I knew what I needed to do, so I did what I could to patch up or pass on the loose ends of my should-be-doings. Then settled onto the couch downstairs with my son.

I put in a music DVD that my son received in the mail the day before from his grandparents. You see, not only were my plans ruined, but my sick little peanut was suffering a cold on his birthday weekend.

We sat there and watched the video while I stroked my son’s sweat-dampened hair.  He hardly moved. And though he was feverish and miserable, I knew all he needed was my comfort and some time to get better. I knew I’d made the right choice, and as if on cue, this song came on:

God is so good,
God is so good,
God is so good,
He’s so good to me.

I didn’t try to stop the tears. I realized the blessing of that moment and thanked God for it. I had surrendered my need to control to God’s love.

God's love is never wasted when it's shared. That moment was three years ago now, and I can't begin to tell you what items were on my to-do list then. But I do remember the tenderness of that time shared with my son. 

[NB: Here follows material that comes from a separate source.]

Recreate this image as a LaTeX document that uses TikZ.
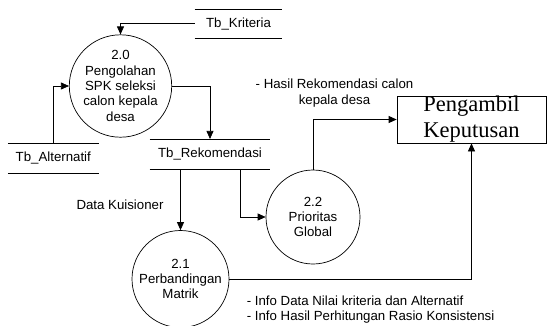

Consider the sparrow…she does not reap or store away in barns, 
and yet our Maker feeds her. Are you not more valuable than she? 
Truly, I tell you whatever you did for the littlest of these, you have done for me.

-Matthew 6:26 & Matthew 25:40 (Lynn-ified)




Friday, March 11, 2011

Chosen

The first two kings of Israel were chosen by God and anointed by Samuel. Neither man was looking for honor, let alone looking to be a king. Both men were going about their father's business. Saul was searching for his father's donkeys and David was tending his father's sheep. Sounds rather everydayish to me.

When Samuel anointed Saul king in I Samuel 10, he also gave him very specific signs as confirmation from God—right down to how many loaves of bread and young goats men would be carrying and the specific instruments the prophets would have along. God made it abundantly clear to Saul that it was He who had chosen him as king. He gave Saul solid evidence of His hand.

But Saul, as he was, wasn't ready to be king. God took care of that detail, too.
The the Spirit of the Lord will come upon you mightily, and you shall prophesy with them and be changed into another man. ~I Samuel 10:6

That phrase jumped off the page to me—and be changed into another man. God equipped Saul to assume a king's responsibilities just God enabled those chosen to judge Israel before Saul's reign.
God doesn't choose those who are qualified
...He qualifies those He chooses.

How many of us have stood before God with our knees knocking and said, 'I can't do that!'? If God calls you to do something He will enable you to do it! Rest in that.

Even after God confirmed His anointing, Saul slips back into his everyday life. When Samuel calls the people together to choose a king, and Saul is chosen, the man is hiding in with the luggage. We do the same thing! God chooses us for a task, and we say 'I can't!' and then run and hide, forgetting, or refusing to believe, that God will enable us to do what He has called us to.

When it was time for Saul to step up, it says “God's Spirit fell on Saul” and he was able to rally the people and lead them as a king. God enabled him to do what he had been called to do. God does the same for us.

He will enable you to do what He called you to do!
Rest in that knowledge
and get to work.

He who began a good work in you
will perfect it until the day of Christ Jesus.